Das älteste und größte Flüchtlingslager in Şehba ist das Camp-Berxwedan. Es wurde am 23. März 2018 in der Gemeinde Fafîn eröffnet. Im nahegelegenen Dorf Til Sosin befindet sich das Camp Serdem. Der Kreis Ehdas beherbergt das Efrîn-Camp, das auf ihren eigenen Wunsch hin für die Nomaden gebaut wurde, sodass sie ihre eigenen Besonderheiten beibehalten könnten. Das Şehba-Camp wurde im Dorf Der Cemal aufgebaut. Ein weiteres Lager gibt es im benachbarten Şêrawa, einem nicht vollständig von der Türkei besetzten Kreis, der zu Efrîn gehört: das Camp Veger im Dorf Ziyaret.
Geschlossene Lager
Ain-Issa-Lager: Das Camp Ain Issa war im April 2016 für Vertriebene aus Raqqa am nordwestlichen Stadtrand gegründet worden. Mit dem finalen Sturm der Demokratischen Kräfte Syriens (QSD) auf die letzte vom IS gehaltene Enklave Baghouz wurden ab Februar 2019 immer mehr Evakuierte aus der Region im Flüchtlingslager Ain Issa untergebracht. Das ursprünglich für wenige tausend Menschen errichtete Camp beherbergte zuletzt über 13.000 Personen. Am 13. Oktober 2019 wurde es von der türkischen Armee kontrolliert bombardiert. In der Folge konnten etwa 800 Insassen, die in einer eigenen Sektion für hochgefährliche IS-Dschihadisten bewacht worden waren, entkommen. Kurz darauf wurde das Lager aufgegeben.

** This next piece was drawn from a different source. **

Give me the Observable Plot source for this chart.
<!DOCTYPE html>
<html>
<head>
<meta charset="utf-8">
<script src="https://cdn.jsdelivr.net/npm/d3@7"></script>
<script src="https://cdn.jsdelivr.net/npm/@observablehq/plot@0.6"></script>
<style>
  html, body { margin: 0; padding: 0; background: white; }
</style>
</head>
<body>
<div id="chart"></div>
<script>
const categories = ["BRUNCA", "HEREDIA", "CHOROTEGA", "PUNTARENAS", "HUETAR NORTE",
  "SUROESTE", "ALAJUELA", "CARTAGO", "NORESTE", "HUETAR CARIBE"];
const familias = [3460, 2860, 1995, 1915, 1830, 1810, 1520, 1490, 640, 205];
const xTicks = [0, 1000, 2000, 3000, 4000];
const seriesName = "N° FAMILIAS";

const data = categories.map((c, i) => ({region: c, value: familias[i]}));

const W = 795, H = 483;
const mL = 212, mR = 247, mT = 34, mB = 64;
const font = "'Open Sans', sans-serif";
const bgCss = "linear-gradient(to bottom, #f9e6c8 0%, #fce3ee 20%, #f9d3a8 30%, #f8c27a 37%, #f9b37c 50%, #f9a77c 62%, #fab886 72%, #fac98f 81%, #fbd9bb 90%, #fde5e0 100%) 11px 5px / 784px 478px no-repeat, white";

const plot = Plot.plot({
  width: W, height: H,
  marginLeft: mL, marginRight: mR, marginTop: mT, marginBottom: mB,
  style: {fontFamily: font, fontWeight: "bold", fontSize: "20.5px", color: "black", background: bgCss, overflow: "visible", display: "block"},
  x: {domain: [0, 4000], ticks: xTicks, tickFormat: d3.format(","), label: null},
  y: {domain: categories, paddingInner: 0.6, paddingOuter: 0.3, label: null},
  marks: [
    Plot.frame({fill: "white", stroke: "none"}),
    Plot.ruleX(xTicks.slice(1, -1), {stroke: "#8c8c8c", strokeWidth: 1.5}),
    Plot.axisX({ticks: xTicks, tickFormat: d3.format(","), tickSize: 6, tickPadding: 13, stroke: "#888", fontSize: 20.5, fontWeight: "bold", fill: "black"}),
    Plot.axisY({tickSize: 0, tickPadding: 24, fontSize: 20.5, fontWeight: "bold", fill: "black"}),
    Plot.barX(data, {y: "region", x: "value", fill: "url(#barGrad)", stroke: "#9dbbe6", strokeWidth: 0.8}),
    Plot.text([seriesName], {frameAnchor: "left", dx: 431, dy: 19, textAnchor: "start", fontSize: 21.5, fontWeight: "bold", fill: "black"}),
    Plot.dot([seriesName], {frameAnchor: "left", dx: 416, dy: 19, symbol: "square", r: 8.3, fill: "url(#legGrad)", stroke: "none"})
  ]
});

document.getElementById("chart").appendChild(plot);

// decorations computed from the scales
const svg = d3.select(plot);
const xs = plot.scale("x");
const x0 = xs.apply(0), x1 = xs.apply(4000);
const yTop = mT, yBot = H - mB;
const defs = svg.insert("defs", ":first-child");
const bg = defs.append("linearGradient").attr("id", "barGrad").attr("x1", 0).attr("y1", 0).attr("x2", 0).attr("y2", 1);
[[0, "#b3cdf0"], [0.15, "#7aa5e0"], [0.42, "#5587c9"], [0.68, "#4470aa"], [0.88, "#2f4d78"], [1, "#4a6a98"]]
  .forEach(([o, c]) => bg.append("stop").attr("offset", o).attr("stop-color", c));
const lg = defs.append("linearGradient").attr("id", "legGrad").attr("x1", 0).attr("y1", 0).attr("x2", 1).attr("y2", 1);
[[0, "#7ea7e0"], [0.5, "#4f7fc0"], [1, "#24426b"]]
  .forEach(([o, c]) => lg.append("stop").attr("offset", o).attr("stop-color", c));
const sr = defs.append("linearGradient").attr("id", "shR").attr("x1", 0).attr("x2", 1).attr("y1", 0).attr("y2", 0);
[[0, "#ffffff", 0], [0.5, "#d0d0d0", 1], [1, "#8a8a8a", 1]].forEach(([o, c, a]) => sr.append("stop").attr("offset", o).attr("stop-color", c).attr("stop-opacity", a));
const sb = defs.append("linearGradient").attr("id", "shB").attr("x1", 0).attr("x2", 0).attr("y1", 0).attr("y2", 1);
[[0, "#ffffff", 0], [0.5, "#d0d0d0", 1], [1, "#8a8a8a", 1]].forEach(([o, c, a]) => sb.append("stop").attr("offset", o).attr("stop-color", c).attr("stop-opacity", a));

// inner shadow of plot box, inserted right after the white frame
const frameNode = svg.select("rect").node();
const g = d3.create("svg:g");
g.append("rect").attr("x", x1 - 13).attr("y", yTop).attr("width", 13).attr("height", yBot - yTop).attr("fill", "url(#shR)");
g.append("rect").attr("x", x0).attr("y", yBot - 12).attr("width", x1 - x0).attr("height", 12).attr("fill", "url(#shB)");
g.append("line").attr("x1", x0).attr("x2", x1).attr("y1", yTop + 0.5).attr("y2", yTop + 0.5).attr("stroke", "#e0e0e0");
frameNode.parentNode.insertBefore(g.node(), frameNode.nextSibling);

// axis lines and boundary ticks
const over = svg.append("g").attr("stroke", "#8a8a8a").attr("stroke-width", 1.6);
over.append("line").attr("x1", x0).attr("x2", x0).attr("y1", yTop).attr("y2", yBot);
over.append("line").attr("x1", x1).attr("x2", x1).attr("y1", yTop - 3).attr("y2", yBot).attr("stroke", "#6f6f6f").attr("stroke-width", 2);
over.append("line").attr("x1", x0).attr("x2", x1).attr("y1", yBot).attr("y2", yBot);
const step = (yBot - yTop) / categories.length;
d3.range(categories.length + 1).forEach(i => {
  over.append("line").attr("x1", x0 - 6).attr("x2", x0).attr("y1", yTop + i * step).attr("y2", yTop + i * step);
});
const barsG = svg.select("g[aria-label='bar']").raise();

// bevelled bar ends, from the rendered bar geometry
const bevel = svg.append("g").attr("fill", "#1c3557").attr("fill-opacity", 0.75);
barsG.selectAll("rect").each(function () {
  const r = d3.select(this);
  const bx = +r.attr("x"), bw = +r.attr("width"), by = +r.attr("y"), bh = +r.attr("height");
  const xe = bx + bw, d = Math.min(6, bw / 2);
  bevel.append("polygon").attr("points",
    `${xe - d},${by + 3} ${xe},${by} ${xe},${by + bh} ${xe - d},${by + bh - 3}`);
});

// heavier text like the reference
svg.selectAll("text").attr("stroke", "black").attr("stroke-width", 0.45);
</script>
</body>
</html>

Jadidat al-Hamar-Lager: Das im Zuge der letzten großen Offensive des syrischen Regimes auf Idlib Anfang 2020 gegründete Auffanglager Jadidat al-Hamar im gleichnamigen Dorf etwa 25 Kilometer südlich von Minbic war für 300 Familien errichtet worden. Am 1. Juli wurde es geschlossen, nachdem die meisten Menschen nach Idlib zurückkehren konnten.